Among these lines, how many include "this"? Answer only with the number.

## start

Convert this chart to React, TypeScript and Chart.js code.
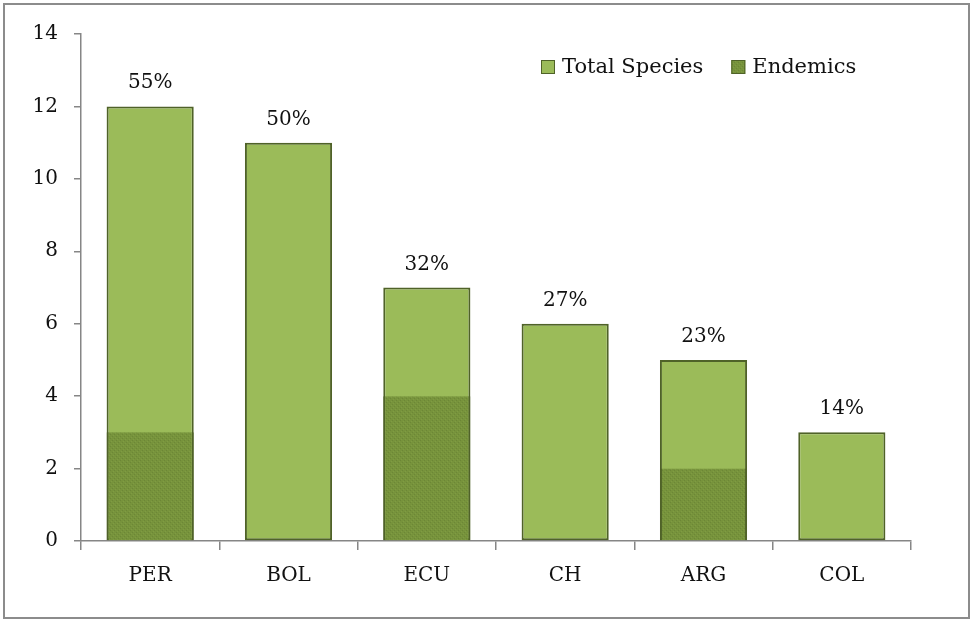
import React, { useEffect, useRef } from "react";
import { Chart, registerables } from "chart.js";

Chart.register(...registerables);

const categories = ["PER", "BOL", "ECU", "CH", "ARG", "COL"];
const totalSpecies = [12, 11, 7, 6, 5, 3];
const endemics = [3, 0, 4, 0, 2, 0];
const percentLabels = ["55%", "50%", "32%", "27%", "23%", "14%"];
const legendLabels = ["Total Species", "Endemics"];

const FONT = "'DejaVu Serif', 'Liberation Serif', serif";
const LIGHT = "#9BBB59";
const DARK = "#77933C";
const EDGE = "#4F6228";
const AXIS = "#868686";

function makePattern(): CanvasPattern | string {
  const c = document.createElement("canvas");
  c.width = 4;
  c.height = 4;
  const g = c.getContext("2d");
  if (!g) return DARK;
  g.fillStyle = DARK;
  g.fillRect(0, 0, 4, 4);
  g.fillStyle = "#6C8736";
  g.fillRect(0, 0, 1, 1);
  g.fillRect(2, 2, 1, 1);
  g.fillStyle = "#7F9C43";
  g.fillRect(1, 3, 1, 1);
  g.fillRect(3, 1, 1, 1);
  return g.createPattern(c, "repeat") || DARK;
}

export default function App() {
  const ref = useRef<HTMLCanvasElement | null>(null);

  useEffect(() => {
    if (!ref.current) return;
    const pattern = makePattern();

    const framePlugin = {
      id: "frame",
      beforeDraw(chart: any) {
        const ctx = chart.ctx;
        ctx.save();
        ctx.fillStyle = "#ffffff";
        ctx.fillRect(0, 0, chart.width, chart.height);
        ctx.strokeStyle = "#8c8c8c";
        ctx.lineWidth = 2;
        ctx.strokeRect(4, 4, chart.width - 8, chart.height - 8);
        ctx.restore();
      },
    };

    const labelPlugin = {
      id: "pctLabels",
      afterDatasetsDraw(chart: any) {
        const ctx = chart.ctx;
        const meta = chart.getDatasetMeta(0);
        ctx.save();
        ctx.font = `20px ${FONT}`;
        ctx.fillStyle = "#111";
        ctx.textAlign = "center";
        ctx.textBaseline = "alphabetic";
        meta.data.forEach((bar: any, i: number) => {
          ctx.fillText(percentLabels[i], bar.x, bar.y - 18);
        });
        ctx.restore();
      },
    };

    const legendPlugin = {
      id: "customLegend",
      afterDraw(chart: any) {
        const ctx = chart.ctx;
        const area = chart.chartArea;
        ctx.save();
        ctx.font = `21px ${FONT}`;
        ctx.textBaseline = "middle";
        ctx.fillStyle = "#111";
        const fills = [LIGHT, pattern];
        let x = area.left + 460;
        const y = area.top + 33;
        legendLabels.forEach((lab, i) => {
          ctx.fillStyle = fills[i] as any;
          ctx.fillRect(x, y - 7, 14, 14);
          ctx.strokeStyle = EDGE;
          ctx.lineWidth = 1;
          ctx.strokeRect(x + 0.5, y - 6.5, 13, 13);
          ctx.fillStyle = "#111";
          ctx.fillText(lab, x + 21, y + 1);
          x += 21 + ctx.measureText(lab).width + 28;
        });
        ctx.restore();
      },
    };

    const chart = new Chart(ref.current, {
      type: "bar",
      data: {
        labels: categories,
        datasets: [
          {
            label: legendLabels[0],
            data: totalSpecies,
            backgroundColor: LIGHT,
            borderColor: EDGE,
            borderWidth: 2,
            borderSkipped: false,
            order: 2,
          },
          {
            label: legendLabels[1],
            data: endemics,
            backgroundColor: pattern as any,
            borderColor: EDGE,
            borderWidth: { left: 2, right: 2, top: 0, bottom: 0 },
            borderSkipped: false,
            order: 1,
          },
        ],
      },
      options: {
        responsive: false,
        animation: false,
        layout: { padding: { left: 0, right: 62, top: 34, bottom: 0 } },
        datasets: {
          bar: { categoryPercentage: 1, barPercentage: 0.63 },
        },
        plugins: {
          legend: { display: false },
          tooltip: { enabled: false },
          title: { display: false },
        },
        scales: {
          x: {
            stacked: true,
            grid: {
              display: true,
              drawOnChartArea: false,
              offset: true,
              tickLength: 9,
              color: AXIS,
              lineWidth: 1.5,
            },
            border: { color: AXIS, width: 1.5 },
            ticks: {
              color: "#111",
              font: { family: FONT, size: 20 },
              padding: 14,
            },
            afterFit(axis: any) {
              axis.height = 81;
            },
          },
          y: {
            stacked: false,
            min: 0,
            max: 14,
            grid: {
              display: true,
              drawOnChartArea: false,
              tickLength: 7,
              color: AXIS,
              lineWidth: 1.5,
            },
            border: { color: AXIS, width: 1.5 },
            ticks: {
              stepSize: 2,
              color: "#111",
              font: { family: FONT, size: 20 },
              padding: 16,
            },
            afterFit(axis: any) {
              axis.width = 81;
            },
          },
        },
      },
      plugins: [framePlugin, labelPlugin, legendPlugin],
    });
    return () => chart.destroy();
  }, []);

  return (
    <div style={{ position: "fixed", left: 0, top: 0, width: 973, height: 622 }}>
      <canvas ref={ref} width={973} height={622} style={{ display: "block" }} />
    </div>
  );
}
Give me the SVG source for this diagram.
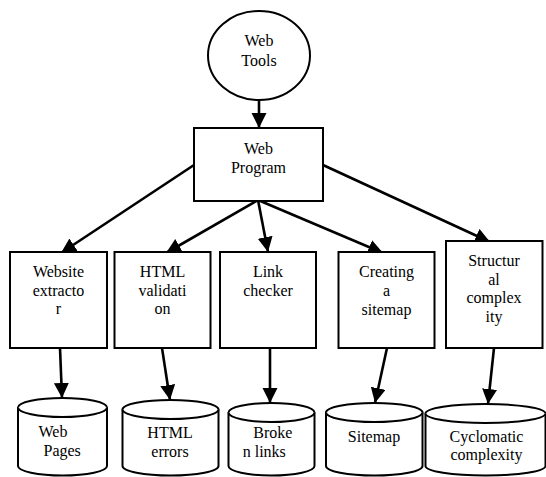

## end

> The result: 2